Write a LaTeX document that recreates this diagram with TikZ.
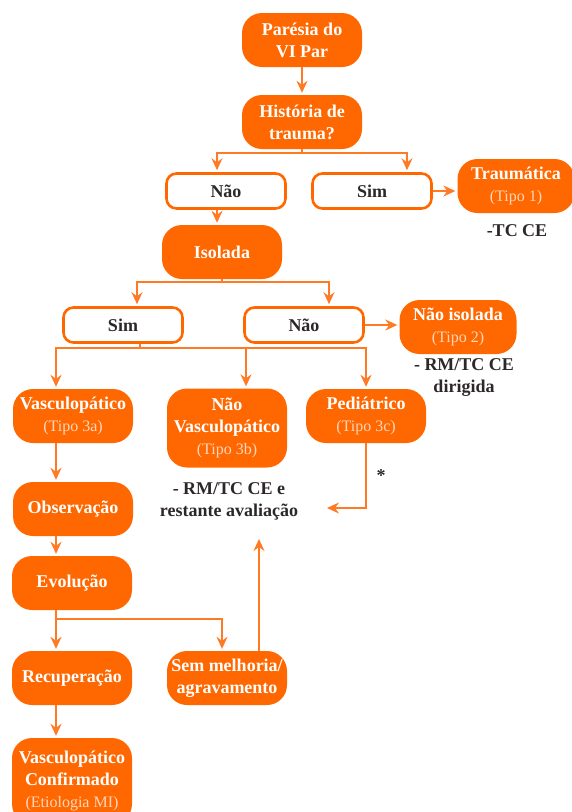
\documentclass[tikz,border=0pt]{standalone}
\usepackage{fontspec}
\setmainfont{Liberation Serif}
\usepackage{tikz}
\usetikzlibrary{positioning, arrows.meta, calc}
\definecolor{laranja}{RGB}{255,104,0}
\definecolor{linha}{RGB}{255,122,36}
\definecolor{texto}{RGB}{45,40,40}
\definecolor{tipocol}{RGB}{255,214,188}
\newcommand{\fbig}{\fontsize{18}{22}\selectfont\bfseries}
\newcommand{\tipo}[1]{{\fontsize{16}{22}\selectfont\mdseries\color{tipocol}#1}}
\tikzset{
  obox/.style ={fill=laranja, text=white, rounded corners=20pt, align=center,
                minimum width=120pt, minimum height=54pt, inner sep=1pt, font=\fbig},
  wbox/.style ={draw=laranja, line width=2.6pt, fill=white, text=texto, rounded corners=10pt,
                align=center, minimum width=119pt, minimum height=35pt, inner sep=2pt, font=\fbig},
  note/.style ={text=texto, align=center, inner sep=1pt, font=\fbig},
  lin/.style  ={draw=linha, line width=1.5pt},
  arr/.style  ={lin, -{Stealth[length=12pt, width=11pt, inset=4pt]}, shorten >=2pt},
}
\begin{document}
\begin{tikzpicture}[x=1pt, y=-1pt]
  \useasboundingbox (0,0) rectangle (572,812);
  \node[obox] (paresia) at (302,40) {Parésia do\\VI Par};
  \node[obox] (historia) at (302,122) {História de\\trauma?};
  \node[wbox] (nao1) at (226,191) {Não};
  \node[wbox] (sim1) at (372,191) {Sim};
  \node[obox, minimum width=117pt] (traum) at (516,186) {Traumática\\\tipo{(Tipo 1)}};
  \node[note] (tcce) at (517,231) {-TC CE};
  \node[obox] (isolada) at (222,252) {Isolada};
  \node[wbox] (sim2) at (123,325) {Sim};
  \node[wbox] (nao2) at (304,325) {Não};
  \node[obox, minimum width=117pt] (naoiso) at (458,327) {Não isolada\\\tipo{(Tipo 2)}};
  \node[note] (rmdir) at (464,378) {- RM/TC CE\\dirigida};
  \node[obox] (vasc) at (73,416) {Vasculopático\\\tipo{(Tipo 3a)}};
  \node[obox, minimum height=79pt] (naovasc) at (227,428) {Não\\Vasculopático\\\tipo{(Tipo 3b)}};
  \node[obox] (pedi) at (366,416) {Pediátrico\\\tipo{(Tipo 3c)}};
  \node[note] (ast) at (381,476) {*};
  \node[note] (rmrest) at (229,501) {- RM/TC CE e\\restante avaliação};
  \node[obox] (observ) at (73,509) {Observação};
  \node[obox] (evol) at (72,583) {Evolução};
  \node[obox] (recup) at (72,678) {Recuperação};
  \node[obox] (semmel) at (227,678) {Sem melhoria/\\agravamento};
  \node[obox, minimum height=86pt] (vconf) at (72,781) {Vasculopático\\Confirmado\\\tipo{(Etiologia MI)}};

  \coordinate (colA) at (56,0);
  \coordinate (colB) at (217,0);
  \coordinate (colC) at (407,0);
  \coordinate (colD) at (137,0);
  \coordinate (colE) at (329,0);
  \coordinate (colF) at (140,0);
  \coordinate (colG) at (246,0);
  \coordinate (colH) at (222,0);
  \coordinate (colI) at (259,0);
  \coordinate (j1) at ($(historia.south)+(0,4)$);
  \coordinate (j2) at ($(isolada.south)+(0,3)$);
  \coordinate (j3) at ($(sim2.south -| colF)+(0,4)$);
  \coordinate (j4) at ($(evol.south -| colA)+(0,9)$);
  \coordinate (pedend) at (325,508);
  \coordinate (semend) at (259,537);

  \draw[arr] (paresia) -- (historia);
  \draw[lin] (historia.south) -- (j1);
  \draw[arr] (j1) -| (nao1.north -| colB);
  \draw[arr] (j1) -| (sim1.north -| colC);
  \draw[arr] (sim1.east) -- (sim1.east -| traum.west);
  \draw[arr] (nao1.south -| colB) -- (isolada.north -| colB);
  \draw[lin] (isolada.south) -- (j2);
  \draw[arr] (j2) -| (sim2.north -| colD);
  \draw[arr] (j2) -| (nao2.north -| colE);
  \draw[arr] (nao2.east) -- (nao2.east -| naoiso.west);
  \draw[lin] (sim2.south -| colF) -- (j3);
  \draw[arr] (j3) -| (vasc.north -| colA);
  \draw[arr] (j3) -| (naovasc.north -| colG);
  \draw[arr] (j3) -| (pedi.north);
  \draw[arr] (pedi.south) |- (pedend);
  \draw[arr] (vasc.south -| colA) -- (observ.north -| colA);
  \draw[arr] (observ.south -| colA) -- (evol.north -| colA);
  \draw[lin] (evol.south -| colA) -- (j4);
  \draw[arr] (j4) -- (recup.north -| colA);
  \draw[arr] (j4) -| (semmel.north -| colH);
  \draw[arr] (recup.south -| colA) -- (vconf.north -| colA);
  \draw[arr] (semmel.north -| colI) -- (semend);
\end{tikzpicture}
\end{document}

************

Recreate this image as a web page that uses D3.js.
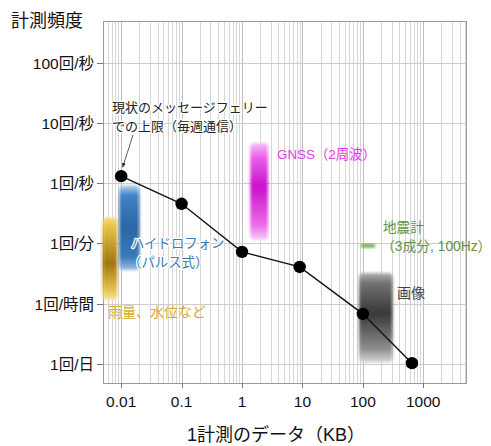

************

■ **Exercise details**: Using the records above, find and show each line with the string "that".

■ **Result for this exercise**:
Write a LaTeX document that recreates this diagram with TikZ.
Recreate this image as a web page that uses D3.js.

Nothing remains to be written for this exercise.